**TASK PROMPT**
Set the listing down unchanged, minus every embedded image.

**COLLECTED DATA**
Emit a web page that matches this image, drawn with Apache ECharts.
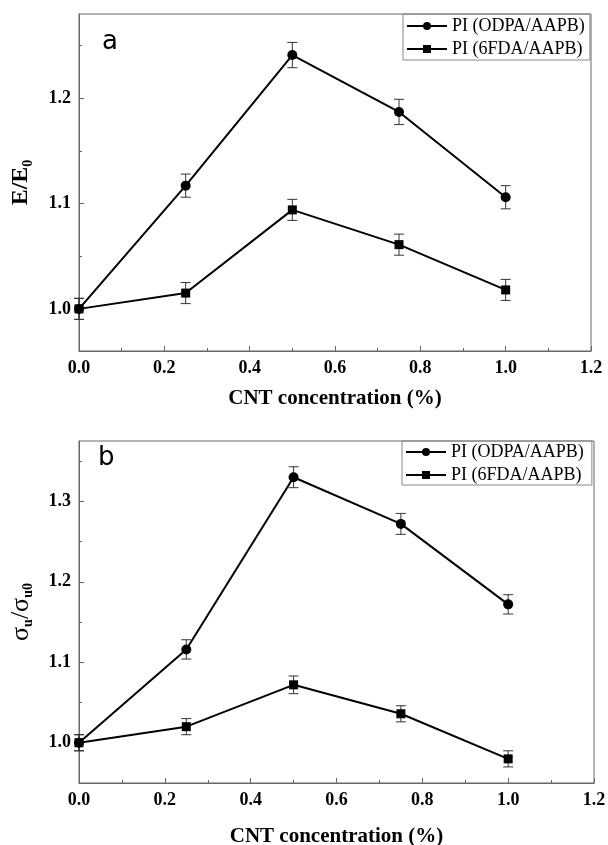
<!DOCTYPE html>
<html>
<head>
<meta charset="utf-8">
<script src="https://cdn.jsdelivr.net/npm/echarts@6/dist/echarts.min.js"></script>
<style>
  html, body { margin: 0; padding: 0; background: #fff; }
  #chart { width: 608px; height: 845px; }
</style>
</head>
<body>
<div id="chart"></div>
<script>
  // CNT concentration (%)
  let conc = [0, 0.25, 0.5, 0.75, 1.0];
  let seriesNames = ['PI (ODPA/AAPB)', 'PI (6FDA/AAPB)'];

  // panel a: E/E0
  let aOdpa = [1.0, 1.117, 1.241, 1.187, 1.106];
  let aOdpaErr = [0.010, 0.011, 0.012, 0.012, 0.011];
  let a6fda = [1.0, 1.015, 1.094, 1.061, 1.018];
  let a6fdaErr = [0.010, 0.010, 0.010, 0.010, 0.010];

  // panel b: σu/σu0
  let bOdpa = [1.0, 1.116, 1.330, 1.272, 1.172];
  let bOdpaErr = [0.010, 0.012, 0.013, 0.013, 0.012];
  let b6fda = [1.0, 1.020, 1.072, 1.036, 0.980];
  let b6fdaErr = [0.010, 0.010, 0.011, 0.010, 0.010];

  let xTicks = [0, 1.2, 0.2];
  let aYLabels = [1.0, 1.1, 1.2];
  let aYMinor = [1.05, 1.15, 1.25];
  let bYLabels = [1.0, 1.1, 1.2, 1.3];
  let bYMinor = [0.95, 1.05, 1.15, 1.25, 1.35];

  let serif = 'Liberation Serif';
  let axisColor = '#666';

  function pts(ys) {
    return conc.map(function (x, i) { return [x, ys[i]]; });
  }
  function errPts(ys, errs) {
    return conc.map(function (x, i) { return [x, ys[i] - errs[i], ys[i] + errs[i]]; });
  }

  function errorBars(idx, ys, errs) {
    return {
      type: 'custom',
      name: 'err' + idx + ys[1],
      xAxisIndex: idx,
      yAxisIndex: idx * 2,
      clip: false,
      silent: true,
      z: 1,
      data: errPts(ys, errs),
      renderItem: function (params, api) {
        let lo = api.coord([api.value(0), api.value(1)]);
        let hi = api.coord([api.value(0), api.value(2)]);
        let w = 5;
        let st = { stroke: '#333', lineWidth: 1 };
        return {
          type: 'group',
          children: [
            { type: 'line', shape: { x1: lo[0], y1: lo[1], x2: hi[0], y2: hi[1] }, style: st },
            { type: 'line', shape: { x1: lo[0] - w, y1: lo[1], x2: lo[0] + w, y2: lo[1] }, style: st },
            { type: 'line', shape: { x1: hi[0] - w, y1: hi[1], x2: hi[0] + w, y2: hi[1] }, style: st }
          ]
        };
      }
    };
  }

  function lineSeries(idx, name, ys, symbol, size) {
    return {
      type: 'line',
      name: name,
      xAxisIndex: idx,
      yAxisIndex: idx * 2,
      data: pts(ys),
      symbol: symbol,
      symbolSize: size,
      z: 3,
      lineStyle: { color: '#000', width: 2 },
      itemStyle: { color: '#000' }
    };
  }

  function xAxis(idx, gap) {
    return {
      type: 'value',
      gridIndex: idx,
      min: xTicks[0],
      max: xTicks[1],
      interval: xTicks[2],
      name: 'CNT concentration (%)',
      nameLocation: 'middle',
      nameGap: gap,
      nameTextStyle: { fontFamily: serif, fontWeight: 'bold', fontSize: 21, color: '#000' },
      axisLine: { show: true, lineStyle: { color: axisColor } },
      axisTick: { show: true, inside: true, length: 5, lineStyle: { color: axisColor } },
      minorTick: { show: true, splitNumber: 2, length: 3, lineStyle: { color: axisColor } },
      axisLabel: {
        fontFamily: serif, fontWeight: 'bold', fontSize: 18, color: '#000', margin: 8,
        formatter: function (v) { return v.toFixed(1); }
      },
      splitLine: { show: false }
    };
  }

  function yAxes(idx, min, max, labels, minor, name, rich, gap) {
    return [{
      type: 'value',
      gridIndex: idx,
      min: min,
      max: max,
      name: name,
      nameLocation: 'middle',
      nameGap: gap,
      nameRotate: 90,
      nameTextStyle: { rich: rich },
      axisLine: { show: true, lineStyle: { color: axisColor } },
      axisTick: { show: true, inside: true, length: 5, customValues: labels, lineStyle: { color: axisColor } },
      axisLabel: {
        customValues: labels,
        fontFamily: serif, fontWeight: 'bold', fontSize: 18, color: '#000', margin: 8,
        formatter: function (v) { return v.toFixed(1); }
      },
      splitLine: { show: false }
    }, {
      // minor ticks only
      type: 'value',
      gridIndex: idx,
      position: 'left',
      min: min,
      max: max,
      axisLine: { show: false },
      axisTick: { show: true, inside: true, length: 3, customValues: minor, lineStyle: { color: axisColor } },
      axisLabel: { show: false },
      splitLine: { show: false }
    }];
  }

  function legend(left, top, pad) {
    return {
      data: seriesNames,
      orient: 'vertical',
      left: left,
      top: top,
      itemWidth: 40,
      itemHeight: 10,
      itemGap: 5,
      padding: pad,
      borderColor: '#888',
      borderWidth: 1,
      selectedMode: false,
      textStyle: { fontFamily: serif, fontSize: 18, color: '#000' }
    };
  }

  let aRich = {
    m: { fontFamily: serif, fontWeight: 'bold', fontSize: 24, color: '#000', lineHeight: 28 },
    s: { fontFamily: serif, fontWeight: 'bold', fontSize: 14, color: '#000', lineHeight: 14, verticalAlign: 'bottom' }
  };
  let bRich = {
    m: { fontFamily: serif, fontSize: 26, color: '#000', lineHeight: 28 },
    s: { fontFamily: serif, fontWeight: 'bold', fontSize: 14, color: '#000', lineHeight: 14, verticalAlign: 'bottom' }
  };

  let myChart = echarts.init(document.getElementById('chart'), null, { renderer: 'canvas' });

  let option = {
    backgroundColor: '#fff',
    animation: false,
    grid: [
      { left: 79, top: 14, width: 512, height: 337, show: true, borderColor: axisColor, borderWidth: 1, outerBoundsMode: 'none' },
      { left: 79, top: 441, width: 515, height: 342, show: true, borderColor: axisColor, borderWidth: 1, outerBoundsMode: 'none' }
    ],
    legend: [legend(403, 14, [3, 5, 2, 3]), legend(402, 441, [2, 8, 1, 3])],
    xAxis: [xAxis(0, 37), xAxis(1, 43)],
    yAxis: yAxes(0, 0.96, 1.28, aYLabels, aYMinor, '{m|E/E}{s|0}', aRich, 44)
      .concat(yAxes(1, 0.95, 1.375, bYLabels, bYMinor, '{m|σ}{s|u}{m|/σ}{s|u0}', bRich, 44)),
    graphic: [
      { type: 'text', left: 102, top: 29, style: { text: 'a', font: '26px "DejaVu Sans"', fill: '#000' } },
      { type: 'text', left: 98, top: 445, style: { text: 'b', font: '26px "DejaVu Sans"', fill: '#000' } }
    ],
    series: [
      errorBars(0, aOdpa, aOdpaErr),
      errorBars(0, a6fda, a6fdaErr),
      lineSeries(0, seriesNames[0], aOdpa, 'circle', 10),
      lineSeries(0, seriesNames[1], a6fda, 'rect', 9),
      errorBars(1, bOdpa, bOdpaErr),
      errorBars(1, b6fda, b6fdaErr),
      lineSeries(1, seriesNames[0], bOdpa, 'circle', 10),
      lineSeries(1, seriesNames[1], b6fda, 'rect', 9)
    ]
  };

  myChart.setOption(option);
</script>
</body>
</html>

**WRITTEN REPLY**
Emit a web page that matches this image, drawn with Apache ECharts.
<!DOCTYPE html>
<html>
<head>
<meta charset="utf-8">
<script src="https://cdn.jsdelivr.net/npm/echarts@6/dist/echarts.min.js"></script>
<style>
  html, body { margin: 0; padding: 0; background: #fff; }
  #chart { width: 608px; height: 845px; }
</style>
</head>
<body>
<div id="chart"></div>
<script>
  // CNT concentration (%)
  let conc = [0, 0.25, 0.5, 0.75, 1.0];
  let seriesNames = ['PI (ODPA/AAPB)', 'PI (6FDA/AAPB)'];

  // panel a: E/E0
  let aOdpa = [1.0, 1.117, 1.241, 1.187, 1.106];
  let aOdpaErr = [0.010, 0.011, 0.012, 0.012, 0.011];
  let a6fda = [1.0, 1.015, 1.094, 1.061, 1.018];
  let a6fdaErr = [0.010, 0.010, 0.010, 0.010, 0.010];

  // panel b: σu/σu0
  let bOdpa = [1.0, 1.116, 1.330, 1.272, 1.172];
  let bOdpaErr = [0.010, 0.012, 0.013, 0.013, 0.012];
  let b6fda = [1.0, 1.020, 1.072, 1.036, 0.980];
  let b6fdaErr = [0.010, 0.010, 0.011, 0.010, 0.010];

  let xTicks = [0, 1.2, 0.2];
  let aYLabels = [1.0, 1.1, 1.2];
  let aYMinor = [1.05, 1.15, 1.25];
  let bYLabels = [1.0, 1.1, 1.2, 1.3];
  let bYMinor = [0.95, 1.05, 1.15, 1.25, 1.35];

  let serif = 'Liberation Serif';
  let axisColor = '#666';

  function pts(ys) {
    return conc.map(function (x, i) { return [x, ys[i]]; });
  }
  function errPts(ys, errs) {
    return conc.map(function (x, i) { return [x, ys[i] - errs[i], ys[i] + errs[i]]; });
  }

  function errorBars(idx, ys, errs) {
    return {
      type: 'custom',
      name: 'err' + idx + ys[1],
      xAxisIndex: idx,
      yAxisIndex: idx * 2,
      clip: false,
      silent: true,
      z: 1,
      data: errPts(ys, errs),
      renderItem: function (params, api) {
        let lo = api.coord([api.value(0), api.value(1)]);
        let hi = api.coord([api.value(0), api.value(2)]);
        let w = 5;
        let st = { stroke: '#333', lineWidth: 1 };
        return {
          type: 'group',
          children: [
            { type: 'line', shape: { x1: lo[0], y1: lo[1], x2: hi[0], y2: hi[1] }, style: st },
            { type: 'line', shape: { x1: lo[0] - w, y1: lo[1], x2: lo[0] + w, y2: lo[1] }, style: st },
            { type: 'line', shape: { x1: hi[0] - w, y1: hi[1], x2: hi[0] + w, y2: hi[1] }, style: st }
          ]
        };
      }
    };
  }

  function lineSeries(idx, name, ys, symbol, size) {
    return {
      type: 'line',
      name: name,
      xAxisIndex: idx,
      yAxisIndex: idx * 2,
      data: pts(ys),
      symbol: symbol,
      symbolSize: size,
      z: 3,
      lineStyle: { color: '#000', width: 2 },
      itemStyle: { color: '#000' }
    };
  }

  function xAxis(idx, gap) {
    return {
      type: 'value',
      gridIndex: idx,
      min: xTicks[0],
      max: xTicks[1],
      interval: xTicks[2],
      name: 'CNT concentration (%)',
      nameLocation: 'middle',
      nameGap: gap,
      nameTextStyle: { fontFamily: serif, fontWeight: 'bold', fontSize: 21, color: '#000' },
      axisLine: { show: true, lineStyle: { color: axisColor } },
      axisTick: { show: true, inside: true, length: 5, lineStyle: { color: axisColor } },
      minorTick: { show: true, splitNumber: 2, length: 3, lineStyle: { color: axisColor } },
      axisLabel: {
        fontFamily: serif, fontWeight: 'bold', fontSize: 18, color: '#000', margin: 8,
        formatter: function (v) { return v.toFixed(1); }
      },
      splitLine: { show: false }
    };
  }

  function yAxes(idx, min, max, labels, minor, name, rich, gap) {
    return [{
      type: 'value',
      gridIndex: idx,
      min: min,
      max: max,
      name: name,
      nameLocation: 'middle',
      nameGap: gap,
      nameRotate: 90,
      nameTextStyle: { rich: rich },
      axisLine: { show: true, lineStyle: { color: axisColor } },
      axisTick: { show: true, inside: true, length: 5, customValues: labels, lineStyle: { color: axisColor } },
      axisLabel: {
        customValues: labels,
        fontFamily: serif, fontWeight: 'bold', fontSize: 18, color: '#000', margin: 8,
        formatter: function (v) { return v.toFixed(1); }
      },
      splitLine: { show: false }
    }, {
      // minor ticks only
      type: 'value',
      gridIndex: idx,
      position: 'left',
      min: min,
      max: max,
      axisLine: { show: false },
      axisTick: { show: true, inside: true, length: 3, customValues: minor, lineStyle: { color: axisColor } },
      axisLabel: { show: false },
      splitLine: { show: false }
    }];
  }

  function legend(left, top, pad) {
    return {
      data: seriesNames,
      orient: 'vertical',
      left: left,
      top: top,
      itemWidth: 40,
      itemHeight: 10,
      itemGap: 5,
      padding: pad,
      borderColor: '#888',
      borderWidth: 1,
      selectedMode: false,
      textStyle: { fontFamily: serif, fontSize: 18, color: '#000' }
    };
  }

  let aRich = {
    m: { fontFamily: serif, fontWeight: 'bold', fontSize: 24, color: '#000', lineHeight: 28 },
    s: { fontFamily: serif, fontWeight: 'bold', fontSize: 14, color: '#000', lineHeight: 14, verticalAlign: 'bottom' }
  };
  let bRich = {
    m: { fontFamily: serif, fontSize: 26, color: '#000', lineHeight: 28 },
    s: { fontFamily: serif, fontWeight: 'bold', fontSize: 14, color: '#000', lineHeight: 14, verticalAlign: 'bottom' }
  };

  let myChart = echarts.init(document.getElementById('chart'), null, { renderer: 'canvas' });

  let option = {
    backgroundColor: '#fff',
    animation: false,
    grid: [
      { left: 79, top: 14, width: 512, height: 337, show: true, borderColor: axisColor, borderWidth: 1, outerBoundsMode: 'none' },
      { left: 79, top: 441, width: 515, height: 342, show: true, borderColor: axisColor, borderWidth: 1, outerBoundsMode: 'none' }
    ],
    legend: [legend(403, 14, [3, 5, 2, 3]), legend(402, 441, [2, 8, 1, 3])],
    xAxis: [xAxis(0, 37), xAxis(1, 43)],
    yAxis: yAxes(0, 0.96, 1.28, aYLabels, aYMinor, '{m|E/E}{s|0}', aRich, 44)
      .concat(yAxes(1, 0.95, 1.375, bYLabels, bYMinor, '{m|σ}{s|u}{m|/σ}{s|u0}', bRich, 44)),
    graphic: [
      { type: 'text', left: 102, top: 29, style: { text: 'a', font: '26px "DejaVu Sans"', fill: '#000' } },
      { type: 'text', left: 98, top: 445, style: { text: 'b', font: '26px "DejaVu Sans"', fill: '#000' } }
    ],
    series: [
      errorBars(0, aOdpa, aOdpaErr),
      errorBars(0, a6fda, a6fdaErr),
      lineSeries(0, seriesNames[0], aOdpa, 'circle', 10),
      lineSeries(0, seriesNames[1], a6fda, 'rect', 9),
      errorBars(1, bOdpa, bOdpaErr),
      errorBars(1, b6fda, b6fdaErr),
      lineSeries(1, seriesNames[0], bOdpa, 'circle', 10),
      lineSeries(1, seriesNames[1], b6fda, 'rect', 9)
    ]
  };

  myChart.setOption(option);
</script>
</body>
</html>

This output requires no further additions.